Podobnie straconą okazją by nadwerężyć przekonanie, iż przeciwko PiS stają istoty nieomal święte był spór o wyprowadzenie siedziby Trybunału poza Warszawę. Zacznę od wytknięcia twórcom ustawy nieudolności w odpieraniu takich zarzutów i pozwolenie przeciwnikom na narzucenie tej właśnie narracji. Ja przypomnę, że podstawą sporu o to gdzie ostatecznie będzie siedziba Trybunału nie był żaden zapis wskazujący, że ma on mieć siedzibę poza Warszawą ale usunięcie zapisu, że siedzibą jest Warszawa.

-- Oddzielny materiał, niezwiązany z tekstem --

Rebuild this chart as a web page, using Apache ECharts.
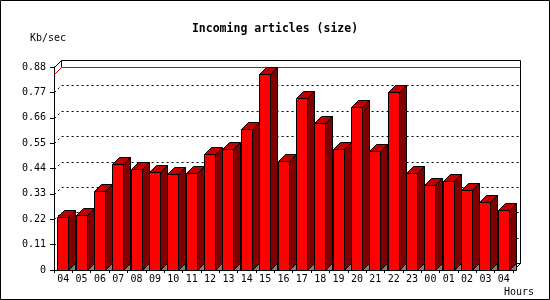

No ale przegapiono ten moment i krzyk o Rzeszowie, Białymstoku czy Lublinie się podniósł. I nikt nie wpadł na to, by przypomnieć, że to za sprawą niektórych sędziów do ustawy dopisano takie benefity dla nich jak „rozłąkowe” czy dodatek mieszkaniowy. Doskonale wpisujące się w to tak oprotestowane bytowanie Trybunału gdzieś na prowincji.
Dla mnie rzeczą absolutnie niebywałą był fragment rozmowy z Andrzeje Zollem, w której zasugerował on by dać sobie spokój z przestrzeganiem prawa gdy będzie ono dla „obrońców prawa” niewygodne i stworzyć „alternatywnej praworządności”. To była kapitalna okazja by dać odpór „presji autorytetów”, z których Zoll był chyba przywoływany najczęściej. Ujawniona przez Zolla mentalność Kalego, przekonanego, że „prawo obowiązuje tylko wówczas gdy działa na naszą korzyść” to prawdziwy prezent od losu, po który PiS-owi schylić się chyba zbytnio nie chciało.
Tak więc jeśli coś w związku ze sprawą Trybunału Konstytucyjnego PiS przegrał, to masę okazji by skutecznie bronić własnej pozycji w tym sporze i rozprawić się z argumentami przeciwników. Jak mówią w innych gremiach „niewykorzystane okazje lubią się mścić”. Słabością PiS w być może jednej z najtrudniejszych prób swoich rządów był już nawet nie słaby przekaz medialny a jego kompletny brak. Obserwując te niemoc człowiekowi wierzyć się nie chciało, że to ta sama partia, która rozjechała przeciwników dosłownie kilka miesięcy temu. I nad tym trzeba tam w PiS pomyśleć.